When Melbourne Museum opened in Carlton Gardens in 2000, it included a special space designed for children - a successor to the much-loved Children's Museum at the Swanston Street site of the Museum of Victoria. During the design of Melbourne Museum, which began in the mid-1990s, the notional children's space was called the Children's Museum, and was later known as the Children's Gallery. It is located at the west end of Melbourne Museum (a campus of Museums Victoria, designed by Denton Corker Marshall). Its centrepiece was the 'Big Box', a large architectural structure visible on the north exterior of Melbourne Museum, plated with coloured panels. Inside, the Big Box provided a large open space with soaring ceiling, with smaller spaces adjacent as thoroughfares and smaller displays. An adjacent garden provided recreation space.
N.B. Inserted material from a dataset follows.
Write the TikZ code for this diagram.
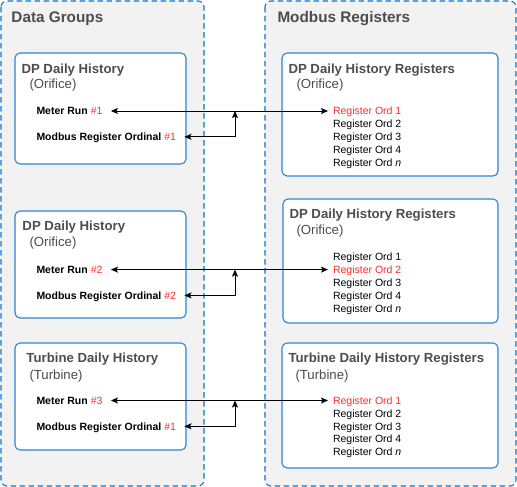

After more than a decade of successful operations, redevelopment of the Children's Gallery began in 2013, with collaborations between Museums Victoria's programs, curatorial and exhibitions staff. The design was led by Museums Victoria's Pete Wilson and design studio UAP. In 2018 the space reopened as the Pauline Gandel Children's Gallery, providing large indoor and outdoor spaces for babies to five-year-olds and their carers to explore, play and learn.

In 2023 a new exploratory garden, the Gandel Gondwana Garden, opened expading Melbourne Museum's spaces for children, connecting the Pauline Gandel Children's Gallery with a new 900 square metre outdoor play-based learning gallery for six-to-12-year-olds.